欧州

2024.02.06 12:30

ロシア軍の戦車同士が衝突、攻撃前に自滅 ブロガー「愚かさと無能の極み」と嘆く

有能な軍隊が戦車の操縦士を訓練するときには、攻撃に際してはハッチを閉じるのはぎりぎりまで待つように教える。ソ連の軍隊でもそれが標準的だった。

米中央情報局(CIA)も冷戦初期の報告書で「戦車のハッチはできるだけ長く開けておくのが原則だ」と説明している。「いうまでもなく、ハッチを閉じていると視界が制限されるので、操縦士も(外界が)よく見えなくなり、その結果、戦車の機動性が制限される」からだ。

だが、ロシア軍の「標準」は劣化している。より正確に言えば、それはそもそもしっかりしたものではなかった。米シンクタンクのCNAは「ロシアがウクライナに侵攻してからすぐ、ロシアの地上軍は訓練やドクトリンどおりに動かないということが明らかになった」と昨年9月の報告書で指摘している。

「何よりもそれが明らかだったのは機動面だ」とCNAは続けている。「キーウへのロシア軍の進撃は(2022年2〜3月に)停滞し、部隊は市街地で足止めされたり、狭い道路に誘導されたりした」

つまり、ロシア軍の訓練状態は2年前の時点でひどかったわけだが、今はそれよりもはるかにひどくなっている。ロシア軍は破滅的な損害を出すなか、前線全体の戦力をどうにか維持するため、もともと不十分だった訓練をさらに短縮し、兵士を準備不足のまま急いで前線に送り込んでいる。

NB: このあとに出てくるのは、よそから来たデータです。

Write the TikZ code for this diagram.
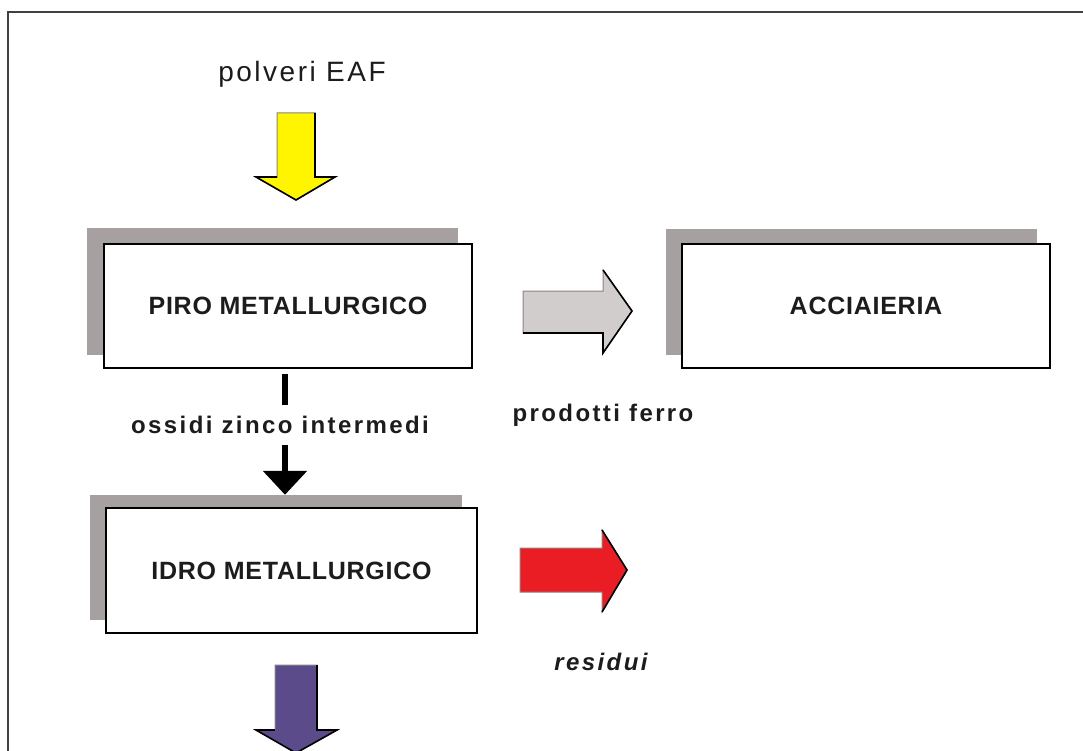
\documentclass[tikz,border=0pt]{standalone}
\usepackage{fontspec}
\setmainfont{Liberation Sans}
\newfontfamily\boxfont[LetterSpace=3]{Liberation Sans}
\newfontfamily\labfont[LetterSpace=10]{Liberation Sans}
\newfontfamily\topfont[LetterSpace=9]{Liberation Sans}
\usetikzlibrary{arrows.meta}
\definecolor{shadowgray}{HTML}{A6A0A0}
\definecolor{arrowgray}{HTML}{D2CDCD}
\definecolor{edgegray}{HTML}{8A8585}
\definecolor{arrowyellow}{HTML}{FFF500}
\definecolor{arrowred}{HTML}{EA1D25}
\definecolor{arrowpurple}{HTML}{5C4B8A}
\definecolor{inkcol}{HTML}{1C1C1C}
\begin{document}
\begin{tikzpicture}[x=1pt,y=-1pt,
  shadowbox/.style={draw=none,fill=shadowgray,inner sep=0pt},
  mainbox/.style={draw=black,line width=1.6pt,fill=white,inner sep=0pt,
    text=inkcol,font=\boxfont\bfseries\fontsize{25}{29}\selectfont},
  lab/.style={text=inkcol,inner sep=0pt,font=\labfont\bfseries\fontsize{24}{28}\selectfont},
  blockfill/.style={draw=edgegray,line width=1pt,line join=miter},
  blockedge/.style={draw=black,line width=1.6pt,line join=miter},
  conn/.style={draw=black,line width=6pt,-{Triangle[width=43pt,length=24pt]}},
  frameline/.style={draw=black!75,line width=2pt}]
\useasboundingbox (0,0) rectangle (1083,751);
\fill[white] (0,0) rectangle (1083,751);
% frame
\draw[frameline] (7.5,760) -- (7.5,12) -- (1090,12);

% title
\node[text=inkcol,inner sep=0pt,font=\topfont\fontsize{28}{32}\selectfont] (src) at (302,74) {polveri EAF};

% yellow input arrow
\path[fill=arrowyellow,blockfill] (277,113) -- (315,113) -- (315,177) -- (335,177) -- (296,200) -- (256,177) -- (277,177) -- cycle;
\draw[blockedge] (315,113) -- (315,177) -- (335,177) -- (296,200) -- (256,177) -- (277,177);

% PIRO box
\node[shadowbox,minimum width=371pt,minimum height=127pt] (piroS) at (272.5,291.5) {};
\node[mainbox,minimum width=368pt,minimum height=124pt] (piro) at (288,306) {PIRO METALLURGICO};

% ACCIAIERIA box
\node[shadowbox,minimum width=371pt,minimum height=126pt] (accS) at (851.5,292) {};
\node[mainbox,minimum width=368pt,minimum height=124pt] (acc) at (866,306) {ACCIAIERIA};

% grey arrow
\path[fill=arrowgray,blockfill] (523,291) -- (603,291) -- (603,270) -- (632,311) -- (603,353) -- (603,333) -- (523,333) -- cycle;
\draw[blockedge] (603,270) -- (632,311) -- (603,353) -- (603,333) -- (523,333);
\node[lab] (prod) at (603,415) {prodotti ferro};

% IDRO box
\node[shadowbox,minimum width=372pt,minimum height=125pt] (idroS) at (276,557.5) {};
\node[mainbox,minimum width=371pt,minimum height=125pt] (idro) at (291.5,570.5) {IDRO METALLURGICO};

% connector piro -> idro with label
\draw[conn] ([xshift=-3pt,yshift=-5pt]piro.south) -- ([xshift=9pt]idroS.north);
\node[lab,fill=white,inner xsep=4pt,inner ysep=11pt] (oss) at (280,425) {ossidi zinco intermedi};

% red arrow
\path[fill=arrowred,blockfill] (520,548) -- (602,548) -- (602,530) -- (627,570) -- (602,612) -- (602,592) -- (520,592) -- cycle;
\draw[blockedge] (602,530) -- (627,570) -- (602,612);
\node[lab,font=\labfont\bfseries\itshape\fontsize{24}{28}\selectfont] (res) at (601,662) {residui};

% purple output arrow
\path[fill=arrowpurple,blockfill] (275,665) -- (317,665) -- (317,730) -- (337,730) -- (296,753) -- (256,730) -- (275,730) -- cycle;
\draw[blockedge] (317,665) -- (317,730) -- (337,730) -- (296,753) -- (256,730) -- (275,730);
\end{tikzpicture}
\end{document}
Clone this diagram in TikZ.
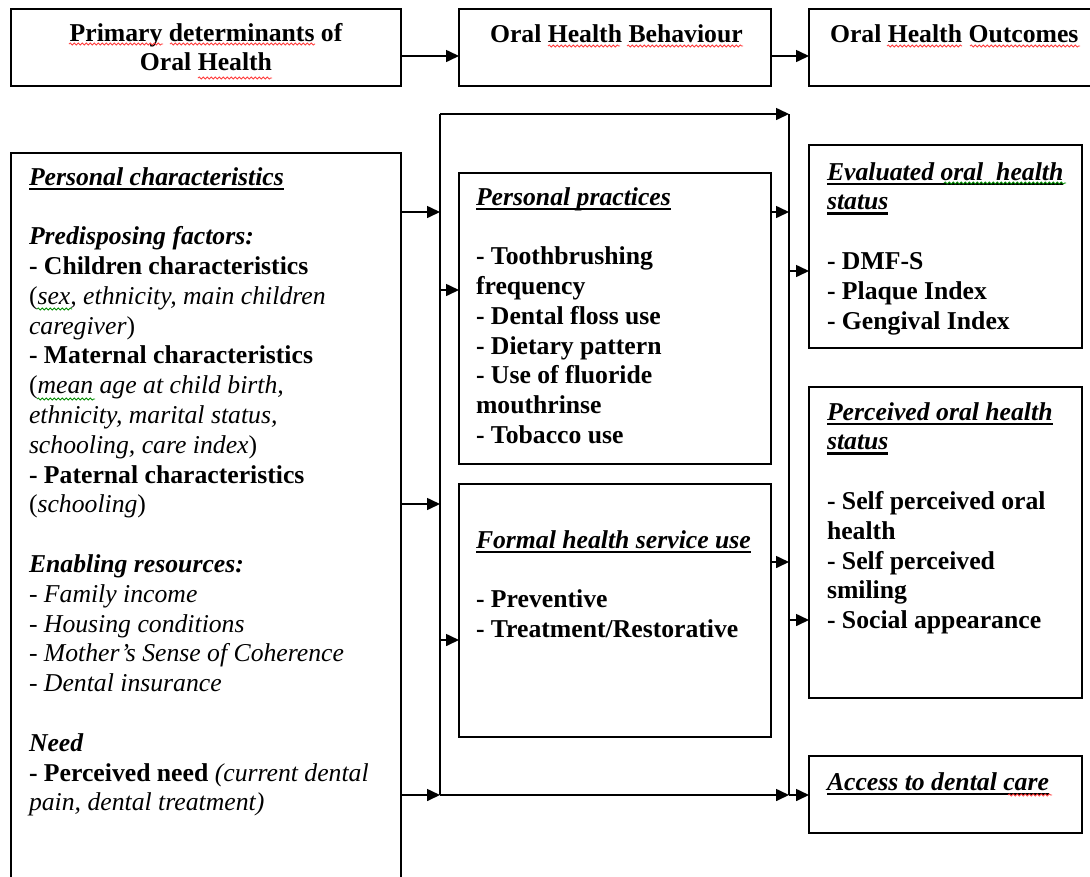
\documentclass[tikz,border=0pt]{standalone}
\usepackage{fontspec}
\setmainfont{Liberation Serif}
\usetikzlibrary{arrows.meta,decorations.pathmorphing}
\definecolor{spellred}{RGB}{255,60,60}
\definecolor{spellgreen}{RGB}{0,140,0}
\newsavebox\ulbox
\newcommand{\hd}[1]{\sbox\ulbox{\bfseries\itshape #1}\rlap{\rule[-5pt]{\wd\ulbox}{2.4pt}}\usebox\ulbox}
\begin{document}
\begin{tikzpicture}[x=1pt,y=-1pt,
  box/.style={draw, line width=1.6pt, anchor=north west, inner sep=0pt, outer sep=0pt},
  txt/.style={anchor=north west, inner sep=0pt, outer sep=0pt, align=left, yshift=20.86pt, font=\fontsize{25.7}{29.8}\selectfont},
  btxt/.style={txt, font=\fontsize{25.7}{29.8}\selectfont\bfseries},
  ctxt/.style={btxt, anchor=north, align=center},
  wire/.style={line width=1.6pt},
  arr/.style={wire, -{Triangle[length=13pt,width=12pt]}},
  wave/.style={draw=#1, line width=0.8pt, decorate, decoration={snake, amplitude=1.1pt, segment length=4pt}}
]
\useasboundingbox (0,0) rectangle (1090,876);
\fill[white] (0,0) rectangle (1090,876);
\clip (0,0) rectangle (1090,876);

% boxes
\node[box, minimum width=390pt, minimum height=77pt] (det) at (11,9) {};
\node[box, minimum width=312pt, minimum height=77pt] (beh) at (459,9) {};
\node[box, minimum width=300pt, minimum height=77pt] (out) at (809,9) {};
\node[box, minimum width=390pt, minimum height=760pt] (pc) at (11,153) {};
\node[box, minimum width=312pt, minimum height=291pt] (pp) at (459,173) {};
\node[box, minimum width=312pt, minimum height=253pt] (fh) at (459,484) {};
\node[box, minimum width=273pt, minimum height=203pt] (ev) at (809,145) {};
\node[box, minimum width=273pt, minimum height=311pt] (pe) at (809,387) {};
\node[box, minimum width=273pt, minimum height=77pt] (ac) at (809,756) {};

% texts
\node[ctxt] (tdet) at (206,41) {\strut Primary determinants of\\ Oral Health};
\node[btxt] (tbeh) at (490,42) {\strut Oral Health Behaviour};
\node[btxt] (tout) at (830,42) {\strut Oral Health Outcomes};

\node[txt] (tpc) at (29,185) {\strut\hd{Personal characteristics}\\
~\\
\textbf{\textit{Predisposing factors:}}\\
\textbf{- Children characteristics}\\
(\textit{sex, ethnicity, main children}\\
\textit{caregiver})\\
\textbf{- Maternal characteristics}\\
(\textit{mean age at child birth,}\\
\textit{ethnicity, marital status,}\\
\textit{schooling, care index})\\
\textbf{- Paternal characteristics}\\
(\textit{schooling})\\
~\\
\textbf{\textit{Enabling resources:}}\\
- \textit{Family income}\\
- \textit{Housing conditions}\\
- \textit{Mother’s Sense of Coherence}\\
- \textit{Dental insurance}\\
~\\
\textbf{\textit{Need}}\\
\textbf{- Perceived need} \textit{(current dental}\\
\textit{pain, dental treatment)}};

\node[btxt] (tpp) at (476,205) {\strut\hd{Personal practices}\\
~\\
- Toothbrushing\\
frequency\\
- Dental floss use\\
- Dietary pattern\\
- Use of fluoride\\
mouthrinse\\
- Tobacco use};

\node[btxt] (tfh) at (476,548) {\strut\hd{Formal health service use}\\
~\\
- Preventive\\
- Treatment/Restorative};

\node[btxt] (tev) at (827,180) {\strut\hd{Evaluated oral\ \ health}\\
\hd{status}\\
~\\
- DMF-S\\
- Plaque Index\\
- Gengival Index};

\node[btxt] (tpe) at (827,420) {\strut\hd{Perceived oral health}\\
\hd{status}\\
~\\
- Self perceived oral\\
health\\
- Self perceived\\
smiling\\
- Social appearance};

\node[btxt] (tac) at (827,790) {\strut\hd{Access to dental care}};

% bus coordinates
\coordinate (bl) at (440,114);
\coordinate (br) at (789,114);
\coordinate (blb) at (440,795);
\coordinate (brb) at (789,795);
\coordinate (t1) at (430,56);
\coordinate (a1) at (440,212);
\coordinate (a2) at (440,504);
\coordinate (b1) at (440,290);
\coordinate (b2) at (440,640);
\coordinate (c1) at (789,212);
\coordinate (c2) at (789,562);
\coordinate (d1) at (789,271);
\coordinate (d2) at (789,620);

% connectors
\draw[arr] (det.east |- t1) -- (beh.west |- t1);
\draw[arr] (beh.east |- t1) -- (out.west |- t1);
\draw[wire] (blb) -- (bl);
\draw[arr] (bl) -- (br);
\draw[wire] (br) -- (brb);
\draw[arr] (blb) -- (brb);
\draw[arr] (pc.east |- a1) -- (a1);
\draw[arr] (pc.east |- a2) -- (a2);
\draw[arr] (pc.east |- blb) -- (blb);
\draw[arr] (b1) -- (pp.west |- b1);
\draw[arr] (b2) -- (fh.west |- b2);
\draw[arr] (pp.east |- c1) -- (c1);
\draw[arr] (fh.east |- c2) -- (c2);
\draw[arr] (d1) -- (ev.west |- d1);
\draw[arr] (d2) -- (pe.west |- d2);
\draw[arr] (brb) -- (ac.west |- brb);

% spell-check marks
\draw[wave=spellred] (69,44) -- (163,44);
\draw[wave=spellred] (170,44) -- (315,44);
\draw[wave=spellred] (198,78) -- (272,78);
\draw[wave=spellred] (548,46) -- (620,46);
\draw[wave=spellred] (627,46) -- (743,46);
\draw[wave=spellred] (887,46) -- (962,46);
\draw[wave=spellred] (970,46) -- (1080,46);
\draw[wave=spellgreen] (37,309) -- (72,309);
\draw[wave=spellgreen] (37,399) -- (95,399);
\draw[wave=spellgreen] (944,183) -- (1066,183);
\draw[wave=spellred] (1008,795) -- (1052,795);
\end{tikzpicture}
\end{document}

ロシア軍では「経験不足の予備役や徴集兵がさらにウクライナ(の戦争)に動員され、消耗がさらに激しくなるにつれて、(中略)訓練問題は悪化する可能性が高い」とCNAは結論づけている。

ロシアは準備のいっそう整っていない兵士を投入して、3年目の戦争を進めようとしている。その過程で、ロシア軍の機械化部隊による今回のような悲喜劇がさらに増えることは容易に予想できる。